Connectors were essential. But I usually didn't have time to tell who they were. While reading The Tipping Point, I interviewed (for my next book) the co-designer of a celebrated reclining chair who told me that the product had become a sensation after the World War II largely because a one woman in Florida with a large circle of celebrity friends discovered it accidentally while following her interest in another invention. That break could not have been planned, but it might be repeated--that is, if the product is as beautiful, ingenious, and economical as the Barwa Chair. Next time, the person might be an ordinary person who happens to know a Connector. The lesson is vintage Dale Carnegie: Be nice to everybody.

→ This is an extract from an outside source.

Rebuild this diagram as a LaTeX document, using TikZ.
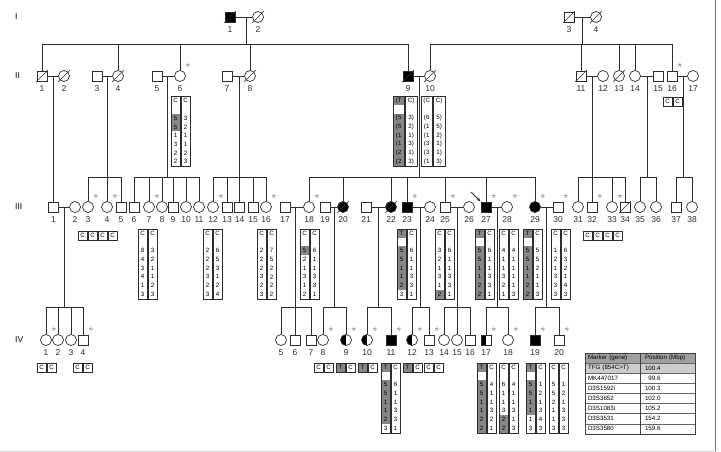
\documentclass[tikz,border=0pt]{standalone}
\usepackage{fontspec}
\setmainfont{Liberation Sans}
\usetikzlibrary{arrows.meta, positioning, calc}
\definecolor{lncol}{RGB}{45, 45, 45}
\definecolor{hapgray}{RGB}{135, 135, 135}
\definecolor{astgray}{RGB}{150, 150, 150}
\definecolor{theadgray}{RGB}{160, 160, 160}
\definecolor{tfggray}{RGB}{205, 205, 205}

\newcommand{\hapfont}{\fontsize{6.2}{7}\selectfont}
\newcommand{\numfont}{\fontsize{8.5}{9}\selectfont}
\newcommand{\astfont}{\fontsize{12}{12}\selectfont}
\newcommand{\tabfont}{\fontsize{6.2}{7}\selectfont}

\newcommand{\hapbox}[6]{%
  \foreach \hs/\hv [count=\ri] in {#5} {
    \node[hcell, \hs, minimum width=#4pt] (#1-a\ri) at (#2+#4/2, #3+8.7*\ri-4.35) {\hv};
    \xdef\hapn{\ri}
  }
  \foreach \hv [count=\ri] in {#6}
    \node[hcell, minimum width=#4pt] (#1-b\ri) at (#2+1.5*#4+1, #3+8.7*\ri-4.35) {\hv};
  \draw[hframe] (#1-a1.north west) rectangle (#1-a\hapn.south east);
  \draw[hframe] (#1-b1.north west) rectangle (#1-b\hapn.south east);
}

\begin{document}
\begin{tikzpicture}[x=1pt, y=-1pt,
  pline/.style={draw=lncol, line width=0.7pt},
  male/.style={draw=lncol, line width=0.7pt, rectangle, minimum size=10pt, inner sep=0pt},
  female/.style={draw=lncol, line width=0.7pt, circle, minimum size=11pt, inner sep=0pt},
  maleaff/.style={male, fill=black},
  femaff/.style={female, fill=black},
  malehalf/.style={male, path picture={\fill[black] (path picture bounding box.south west) rectangle (path picture bounding box.north);}},
  femhalf/.style={female, path picture={\fill[black] (path picture bounding box.south west) rectangle (path picture bounding box.north);}},
  dline/.style={draw=lncol, line width=0.6pt},
  ast/.style={text=astgray, inner sep=0pt, font=\astfont},
  genlbl/.style={anchor=west, inner sep=0pt, font=\numfont},
  every label/.style={font=\numfont, inner sep=0pt, text=lncol},
  label distance=4pt,
  hcell/.style={inner sep=0pt, minimum height=8.7pt, font=\hapfont},
  hg/.style={fill=hapgray},
  hw/.style={},
  hframe/.style={draw=lncol, line width=0.5pt},
  tcell/.style={draw=black!60, line width=0.3pt, minimum height=10.1pt, text width=49pt, inner xsep=3pt, inner ysep=0pt, align=left, font=\tabfont},
  tcellr/.style={tcell, text width=45pt, inner xsep=5pt},
  tframe/.style={draw=black!75, line width=0.7pt}
]
  \fill[white] (0,0) rectangle (721,452);
  \useasboundingbox (0,0) rectangle (721,452);
  \draw[black!55, line width=0.6pt] (715.5,0) -- (715.5,452);
  \draw[black!15, line width=0.6pt] (0,451.5) -- (715.5,451.5);

  \node[genlbl] (gI) at (15,17) {I};
  \node[genlbl] (gII) at (15,76) {II};
  \node[genlbl] (gIII) at (15,207) {III};
  \node[genlbl] (gIV) at (15,340) {IV};

  \foreach \nm/\x/\st in {1/230/maleaff, 2/258/female, 3/569/male, 4/596/female}
    \node[\st, label=below:\nm] (I\nm) at (\x,17) {};
  \foreach \nm/\x/\st in {1/42/male, 2/64/female, 3/97/male, 4/118/female, 5/157/male, 6/180/female,
      7/227/male, 8/250/female, 9/408/maleaff, 10/430/female, 11/581/male, 12/603/female,
      13/619/female, 14/635/female, 15/658/male, 16/672/male, 17/693/female}
    \node[\st, label=below:\nm] (II\nm) at (\x,76) {};
  \foreach \nm/\x/\st in {1/53.5/male, 2/75/female, 3/88/female, 4/107/female, 5/121/male, 6/134/male,
      7/149/female, 8/162/female, 9/173/male, 10/186/female, 11/199/female, 12/213/female,
      13/227/male, 14/239.5/male, 15/253/male, 16/266/female, 17/285/male, 18/309/female,
      19/325/male, 20/343/femaff, 21/366/male, 22/391/femaff, 23/407/maleaff, 24/430/female,
      25/445/male, 26/469/female, 27/486/maleaff, 28/507/female, 29/535/femaff, 30/558/male,
      31/578/female, 32/592/male, 33/612/female, 34/625/male, 35/640/female, 36/656/female,
      37/676/male, 38/692/female}
    \node[\st, label=below:\nm] (III\nm) at (\x,207) {};
  \foreach \nm/\x/\st in {1/46/female, 2/58/female, 3/71/female, 4/83/male, 5/281/female, 6/295/male,
      7/311/male, 8/323/female, 9/346/femhalf, 10/367/femhalf, 11/391/maleaff, 12/412/femhalf,
      13/429/male, 14/444/female, 15/457/female, 16/470/male, 17/486/malehalf, 18/508/female,
      19/535/maleaff, 20/559/male}
    \node[\st, label=below:\nm] (IV\nm) at (\x,340) {};

  \foreach \spa/\spb in {I1/I2, I3/I4, II1/II2, II3/II4, II5/II6, II7/II8, II9/II10, II11/II12,
      II14/II15, II16/II17, III1/III2, III17/III18, III19/III20, III21/III22, III23/III24,
      III25/III26, III27/III28, III29/III30}
    \draw[pline] (\spa) -- (\spb);

  \foreach \fn/\x/\ya/\yb/\kids in {fI12/246/17/44/{II1,II4,II6,II8,II9},
      fI34/582/17/44/{II10,II11,II13,II14,II16},
      fII12/53.5/76/177/{III1}, fII34/107/76/177/{III3,III4,III5},
      fII56/167/76/177/{III6,III7,III8,III9,III10,III11},
      fII78/239/76/177/{III12,III13,III14,III15,III16},
      fII910/419/76/177/{III18,III20,III22,III23,III25,III27,III29},
      fII1112/592/76/177/{III31,III32,III33,III34}, fII1415/647/76/177/{III35,III36},
      fII1617/683/76/177/{III37,III38},
      fIII12/64/207/307/{IV1,IV2,IV3,IV4}, fIII1718/295/207/307/{IV5,IV6,IV7},
      fIII1920/334/207/307/{IV8,IV9}, fIII2122/378/207/307/{IV10,IV11},
      fIII2324/420/207/307/{IV12,IV13}, fIII2526/457/207/307/{IV14,IV15,IV16},
      fIII2728/497/207/307/{IV17,IV18}, fIII2930/546/207/307/{IV19,IV20}} {
    \coordinate (\fn-m) at (\x,\ya);
    \coordinate (\fn-s) at (\x,\yb);
    \draw[pline] (\fn-m) -- (\fn-s);
    \foreach \kid in \kids
      \draw[pline] (\fn-s) -| (\kid);
  }

  \foreach \nm in {I1,I2,I3,I4,II1,II2,II4,II8,II9,II10,II11,II13,III20,III22,III34}
    \draw[dline] ($(\nm)+(-6,6)$) -- ($(\nm)+(6,-6)$);

  \foreach \nm in {II6,II16,III3,III4,III7,III12,III16,III18,III23,III25,III27,III28,III29,III30,
      III32,III33,IV1,IV4,IV8,IV9,IV10,IV11,IV12,IV13,IV17,IV18,IV19,IV20}
    \node[ast] (ast-\nm) at ($(\nm)+(8,-9)$) {*};

  \coordinate (prb) at (471,192);
  \draw[-{Stealth[length=4pt,width=3.5pt]}, draw=lncol, line width=0.8pt, shorten >=0.5pt] (prb) -- (III27.north west);

  \hapbox{hII6}{171}{96.5}{9}{hw/C,hw/{},hg/5,hg/5,hw/1,hw/3,hw/2,hw/2}{C,{},3,2,1,1,2,3}
  \hapbox{gII16}{663}{97}{9}{hw/C}{C}
  \hapbox{hII9}{393}{96.5}{11.5}{hg/{(T},hw/{},hg/{(5},hg/{(5},hg/{(1},hg/{(1},hg/{(2},hg/{(2}}{C),{},3),2),1),3),1),3)}
  \hapbox{hII10}{421}{96.5}{11.5}{hw/{(C},hw/{},hw/{(6},hw/{(1},hw/{(1},hw/{(3},hw/{(3},hw/{(1}}{C),{},5),5),2),1),1),3)}

  \hapbox{gIII3}{78}{231}{9}{hw/C}{C}
  \hapbox{gIII4}{98}{231}{9}{hw/C}{C}
  \hapbox{hIII7}{138}{229}{9}{hw/C,hw/{},hw/8,hw/4,hw/3,hw/4,hw/1,hw/3}{C,{},3,2,1,1,2,3}
  \hapbox{hIII12}{203}{229}{9}{hw/C,hw/{},hw/2,hw/2,hw/2,hw/3,hw/2,hw/3}{C,{},6,5,3,1,2,4}
  \hapbox{hIII16}{257}{229}{9}{hw/C,hw/{},hw/2,hw/2,hw/2,hw/3,hw/2,hw/3}{C,{},7,5,2,2,2,2}
  \hapbox{hIII18}{300}{229}{9}{hw/C,hw/{},hg/5,hw/2,hw/1,hw/3,hw/1,hw/2}{C,{},6,1,1,3,3,1}
  \hapbox{hIII23}{397}{229}{9}{hg/T,hw/{},hg/5,hg/5,hg/1,hg/1,hg/2,hw/3}{C,{},6,1,1,3,3,1}
  \hapbox{hIII25}{435}{229}{9}{hw/C,hw/{},hw/3,hw/2,hw/1,hw/3,hw/1,hg/2}{C,{},6,1,1,3,3,1}
  \hapbox{hIII27}{475}{229}{9}{hg/T,hw/{},hg/5,hg/5,hg/1,hg/1,hg/2,hg/2}{C,{},6,1,1,3,3,1}
  \hapbox{hIII28}{499}{229}{9}{hw/C,hw/{},hw/4,hw/1,hw/1,hw/3,hw/2,hw/1}{C,{},4,1,1,1,1,3}
  \hapbox{hIII29}{523}{229}{9}{hg/T,hw/{},hg/5,hg/5,hg/1,hg/1,hg/2,hg/2}{C,{},5,5,2,1,1,3}
  \hapbox{hIII30}{551}{229}{9}{hw/C,hw/{},hw/1,hw/2,hw/1,hw/3,hw/3,hw/3}{C,{},6,3,2,1,4,3}
  \hapbox{gIII32}{583}{231}{9}{hw/C}{C}
  \hapbox{gIII33}{603}{231}{9}{hw/C}{C}

  \hapbox{gIV1}{37}{363}{9}{hw/C}{C}
  \hapbox{gIV4}{73}{363}{9}{hw/C}{C}
  \hapbox{gIV8}{314}{363}{9}{hw/C}{C}
  \hapbox{gIV9}{336}{363}{9}{hg/T}{C}
  \hapbox{gIV10}{358}{363}{9}{hg/T}{C}
  \hapbox{hIV11}{381}{363}{9}{hg/T,hw/{},hg/5,hg/5,hg/1,hg/1,hg/2,hw/3}{C,{},6,1,1,3,3,1}
  \hapbox{gIV12}{403}{363}{9}{hg/T}{C}
  \hapbox{gIV13}{424}{363}{9}{hw/C}{C}
  \hapbox{hIV17}{477}{363}{9}{hg/T,hw/{},hg/5,hg/5,hg/1,hg/1,hg/2,hg/2}{C,{},4,1,1,3,2,1}
  \hapbox{hIV18}{499}{363}{9}{hw/C,hw/{},hw/6,hw/1,hw/1,hw/3,hg/2,hg/2}{C,{},4,1,1,3,1,3}
  \hapbox{hIV19}{526}{363}{9}{hg/T,hw/{},hg/5,hg/5,hg/1,hg/1,hw/1,hw/3}{C,{},1,2,1,3,4,3}
  \hapbox{hIV20}{549}{363}{9}{hw/C,hw/{},hw/5,hw/5,hw/2,hw/1,hw/1,hw/3}{C,{},1,2,1,3,3,3}

  \fill[theadgray] (585,353) rectangle (695,363.1);
  \fill[tfggray] (585,363.1) rectangle (695,373.2);
  \foreach \mk/\ps [count=\ri] in {{Marker (gene)}/{Position (Mbp)}, {TFG (854C>T)}/100.4,
      MK447017/{\phantom{1}99.6}, D3S1592i/100.3, D3S3652/102.0, D3S1083i/105.2,
      D3S3531/154.2, D3S3580/159.6} {
    \node[tcell] (tm\ri) at (612.5,353+10.1*\ri-5.05) {\mk};
    \node[tcellr] (tp\ri) at (667.5,353+10.1*\ri-5.05) {\ps};
  }
  \draw[tframe] (tm1.north west) rectangle (tp8.south east);
  \draw[tframe] (tm1.north east) -- (tm8.south east);
\end{tikzpicture}
\end{document}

In the public arena, too, The Tipping Point is meaningful. Political scientists preoccupied with models of modernization missed the biggest technological story of Iran in the 1970s: audio cassettes circulating among mullahs (Mavens) and pious bazaar merchants (Connectors) bearing the voice of Ayatollah Khomeini from exile in France. The collapse of the German Democratic Republic, Stasi and all, was equally unexpected by experts. The Tipping Point should remind us that politics also has an epidemic and contagious side. Against the current academic trend to quantitative modeling: History matters.
Gladwell's book takes us back to the old copybook maxims. That's what's both refreshing and disconcerting about its implications. For as one of my freshman lecturers remarked, "There is nothing more embarrassing to the educated mind than a true cliché."